The reaction in most households was rather more muted. Because while the rate of inflation has fallen, prices have not. Everything that cost more last year still costs more. The fall in the inflation rate means things are getting more expensive more slowly — a distinction that matters enormously in economic theory and rather less in a supermarket aisle.

The Persistence of High Prices

Energy bills remain the most significant pressure point. The energy price cap has fallen from its peak, but it remains well above pre-crisis levels. The government's direct support payments — the Energy Price Guarantee, the Cost of Living payments — have ended. Households that were receiving that support are now managing without it.
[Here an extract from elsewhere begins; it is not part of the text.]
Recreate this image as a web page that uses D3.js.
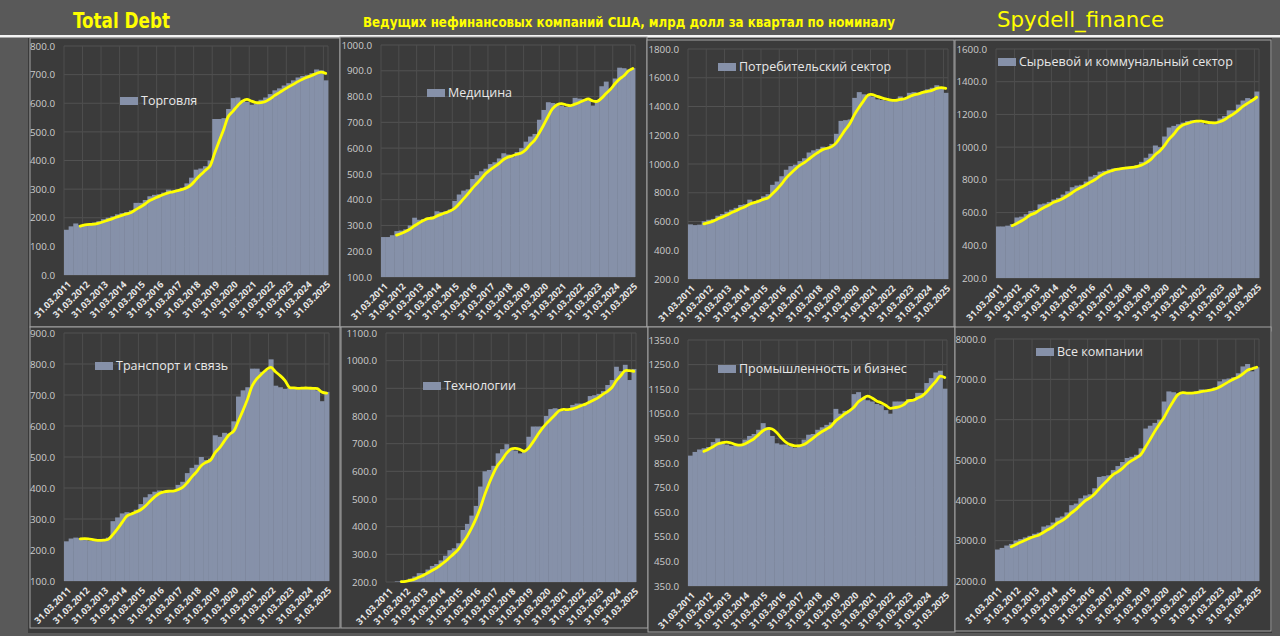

Food prices have stabilised but not reversed. The average weekly grocery bill for a family of four is still roughly 18 per cent higher than it was in 2021, according to supermarket data. The shift towards own-brand and value products that began during the worst of the crisis has not reversed. Shoppers have adapted, but the adaptation has a cost.

Who Benefits from Lower Inflation

Lower inflation does benefit some households more directly. Those with variable-rate mortgages or savings accounts will benefit if the Bank of England cuts rates, as markets expect. Workers in sectors with strong wage growth — technology, finance, parts of the public sector — have seen real wages rise as inflation has fallen.

But the distribution of these gains is uneven. The Resolution Foundation has noted that real wage recovery is concentrated among higher earners. For the bottom third of the income distribution, the picture is complicated by benefit changes, housing costs and childcare expenses that offset some of the gains from higher nominal wages.

"The aggregate figures look better. The question is whether the aggregate is a useful description of what most people are experiencing." — Economist, Resolution Foundation

What Comes Next

The Bank of England's next decision on interest rates will be closely watched. A cut would reduce borrowing costs for those on variable-rate mortgages and those coming to the end of fixed-rate deals. It would also, eventually, reduce the cost of consumer credit. The pass-through is slow, but it is real.

Whether that translates into a felt improvement in living standards depends on factors that interest rate decisions cannot address: the cost of housing, the availability of childcare, the state of public services. Those are political questions, and the answers to them are not contained in any inflation figure.